Lars and the Westerblom brothers are somewhat scornful of older people who collect cars as a hobby and want their cars in mint condition with the bolts in the original factory position. “I like home customations,” Taavo says. “Like your cigarette lighter in your Caddy,” Peeter laughs to Lars.

Unfortunately, it was a “home customation” that killed the Cadillac. At the flea market in Barrie, Lars made a number of zany improvements: he cut a hole in the dashboard and fit a home stereo system; he added reading lights; he installed a PA system with a CB and a huge speaker under the hood so he could talk to people outside the car. He also — and this is what destroyed the engine — removed the overflow canister to make room for an extra battery so he could have music and lights while camped at night without having to drain the car battery. In Virden, Man., the engine overheated and the head cracked. There was nothing to do but sell the car for scrap metal and come home.

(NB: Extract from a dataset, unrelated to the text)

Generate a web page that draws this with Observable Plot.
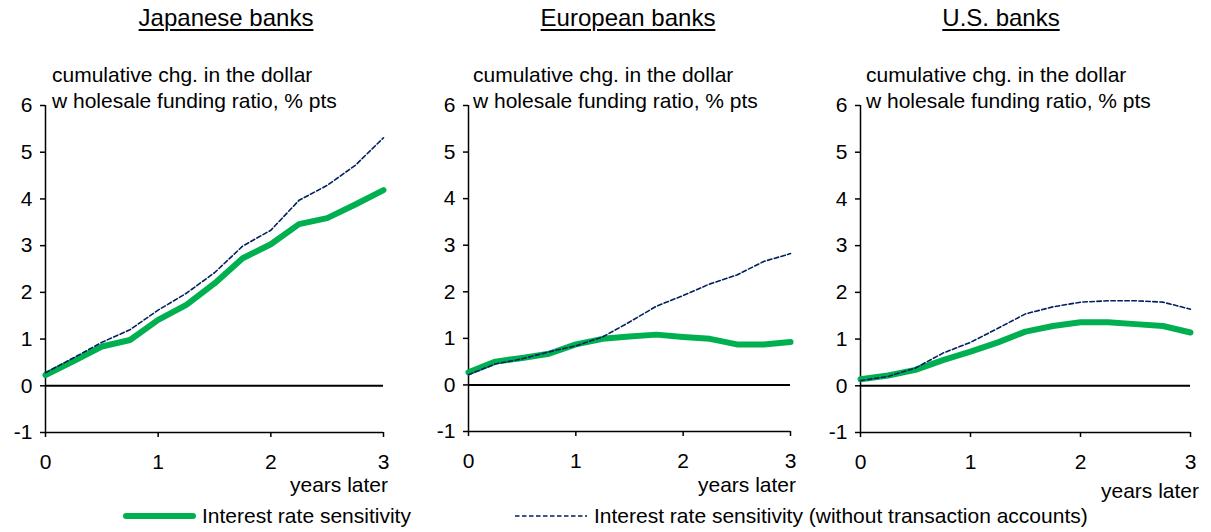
<!DOCTYPE html>
<html>
<head>
<meta charset="utf-8">
<script src="https://cdn.jsdelivr.net/npm/d3@7"></script>
<script src="https://cdn.jsdelivr.net/npm/@observablehq/plot@0.6"></script>
<style>
  html, body { margin: 0; padding: 0; background: #fff; }
  #root { position: relative; width: 1211px; height: 532px; overflow: hidden;
          font-family: "Liberation Sans", Arial, sans-serif; color: #000; }
  .abs { position: absolute; white-space: nowrap; }
  .title { font-size: 24px; line-height: 24px; text-decoration: underline;
           text-decoration-thickness: 2px; text-underline-offset: 3px; transform: translateX(-50%); }
  .sub { font-size: 21px; line-height: 26px; }
  .yl { font-size: 21px; line-height: 21px; transform: translateX(-100%); }
  .leg { font-size: 21px; line-height: 21px; }
</style>
</head>
<body>
<div id="root"></div>
<script>
// ---- data ----
const years = [0, 0.25, 0.5, 0.75, 1, 1.25, 1.5, 1.75, 2, 2.25, 2.5, 2.75, 3];

const panelTitles = ["Japanese banks", "European banks", "U.S. banks"];
const subtitleLines = ["cumulative chg. in the dollar", "w holesale funding ratio, % pts"];
const xLabel = "years later";
const seriesNames = ["Interest rate sensitivity", "Interest rate sensitivity (without transaction accounts)"];
const yTicks = [-1, 0, 1, 2, 3, 4, 5, 6];
const xTicks = [0, 1, 2, 3];

const japanRate   = [0.23, 0.53, 0.84, 0.98, 1.41, 1.73, 2.19, 2.73, 3.03, 3.46, 3.59, 3.88, 4.19];
const japanRateEx = [0.28, 0.60, 0.93, 1.20, 1.62, 1.98, 2.42, 2.99, 3.33, 3.97, 4.29, 4.72, 5.31];

const europeRate   = [0.27, 0.50, 0.58, 0.67, 0.87, 0.99, 1.04, 1.08, 1.03, 0.99, 0.87, 0.87, 0.92];
const europeRateEx = [0.22, 0.45, 0.56, 0.71, 0.84, 1.03, 1.35, 1.69, 1.92, 2.17, 2.36, 2.65, 2.82];

const usRate   = [0.14, 0.22, 0.34, 0.55, 0.73, 0.93, 1.16, 1.28, 1.36, 1.36, 1.32, 1.28, 1.14];
const usRateEx = [0.11, 0.20, 0.38, 0.70, 0.93, 1.23, 1.54, 1.69, 1.79, 1.82, 1.82, 1.79, 1.64];

const greenColor = "#00B050";
const navyColor = "#002060";

// ---- layout ----
const panels = [
  {title: panelTitles[0], rate: japanRate, rateEx: japanRateEx,
   left: 0, width: 405, mL: 45, mR: 22, mT: 105, mB: 68, titleX: 226, subX: 52, xlRight: 388, xlBase: 491},
  {title: panelTitles[1], rate: europeRate, rateEx: europeRateEx,
   left: 410, width: 400, mL: 58, mR: 20, mT: 105, mB: 69, titleX: 628, subX: 473, xlRight: 796, xlBase: 491},
  {title: panelTitles[2], rate: usRate, rateEx: usRateEx,
   left: 810, width: 401, mL: 50, mR: 21, mT: 105, mB: 68, titleX: 1001, subX: 866, xlRight: 1199, xlBase: 497}
];

const root = document.getElementById("root");
function addDiv(cls, text, left, top) {
  const d = document.createElement("div");
  d.className = "abs " + cls;
  d.textContent = text;
  d.style.left = left + "px";
  d.style.top = top + "px";
  root.appendChild(d);
  return d;
}

const fmt = d => String(d);
const H = 500;
panels.forEach(p => {
  const rateData = years.map((x, i) => ({year: x, value: p.rate[i]}));
  const rateExData = years.map((x, i) => ({year: x, value: p.rateEx[i]}));
  const chart = Plot.plot({
    width: p.width,
    height: H,
    marginLeft: p.mL, marginRight: p.mR, marginTop: p.mT, marginBottom: p.mB,
    style: {background: "transparent", color: "#000", fontFamily: "'Liberation Sans', Arial, sans-serif", overflow: "visible"},
    x: {domain: [0, 3]},
    y: {domain: [-1, 6]},
    marks: [
      Plot.ruleY([0], {stroke: "#000", strokeWidth: 2}),
      Plot.ruleY([-1], {stroke: "#000", strokeWidth: 1.5}),
      Plot.ruleX([0], {y1: -1, y2: 6, stroke: "#000", strokeWidth: 1.5}),
      Plot.axisY({ticks: yTicks, tickFormat: fmt, tickSize: 5, tickPadding: 8, fontSize: 21, label: null, strokeWidth: 1.5}),
      Plot.axisX({ticks: xTicks, tickFormat: fmt, tickSize: 5, tickPadding: 17, fontSize: 21, label: null, strokeWidth: 1.5}),
      Plot.line(rateData, {x: "year", y: "value", stroke: greenColor, strokeWidth: 6, strokeLinejoin: "round", strokeLinecap: "round"}),
      Plot.line(rateExData, {x: "year", y: "value", stroke: navyColor, strokeWidth: 1.6, strokeDasharray: "4.5,2.5"})
    ]
  });
  chart.style.position = "absolute";
  chart.style.top = "0px";
  chart.style.left = p.left + "px";
  root.appendChild(chart);

  addDiv("title", p.title, p.titleX, 6);
  addDiv("sub", subtitleLines[0], p.subX, 62);
  addDiv("sub", subtitleLines[1], p.subX, 88);
  addDiv("yl", xLabel, p.xlRight, p.xlBase - 17);
});

// ---- legend ----
function legendItem(x, textX, name, color, width, dash) {
  const ns = "http://www.w3.org/2000/svg";
  const s = document.createElementNS(ns, "svg");
  s.setAttribute("width", 80); s.setAttribute("height", 12);
  s.style.position = "absolute"; s.style.left = x + "px"; s.style.top = (516 - 6) + "px";
  const l = document.createElementNS(ns, "line");
  l.setAttribute("x1", dash ? 0 : width / 2); l.setAttribute("x2", dash ? 72 : 73 - width / 2);
  l.setAttribute("y1", 6); l.setAttribute("y2", 6);
  l.setAttribute("stroke", color); l.setAttribute("stroke-width", width);
  l.setAttribute("stroke-linecap", dash ? "butt" : "round");
  if (dash) l.setAttribute("stroke-dasharray", dash);
  s.appendChild(l);
  root.appendChild(s);
  addDiv("leg", name, textX, 505);
}
legendItem(123, 202, seriesNames[0], greenColor, 6, null);
legendItem(515, 594, seriesNames[1], navyColor, 1.6, "4.5,2.5");
</script>
</body>
</html>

Back in Toronto, Lars bought an ‘86 New Yorker — boring but cheap. We had a week before the news school term began, a week to drive as far as possible, in homage to the Cadillac. We decided to visit a friend in B.C. All we knew was he lived on Faraway Road somewhere outside 100 Mile House.

We flew past the Canadian Shield, stopping only to wait for a team of drillers to blast rock on the highway. I got out of the car and walked on that bedrock foundation — the landscape of my life til then — where lichen flourished and mossy scraplings clinged hardily. It crunched under my feet, sun-crisped yet soft. My footsteps were imprints as I looked behind me. After the shield dwindled away, I felt the sky growing larger in my head. And I realized this country is vast; the world much more vast.

The absence of motion woke me early on the fourth day; we had stopped for gas. I sat sleepily in the back seat, reaching for my glasses. I felt the mountains before I saw them — a heavy dark presence rising around me. Salmon Arm was a bowl of milky glass lights in the 6 a.m. chill. We drove on, looking for a road far away.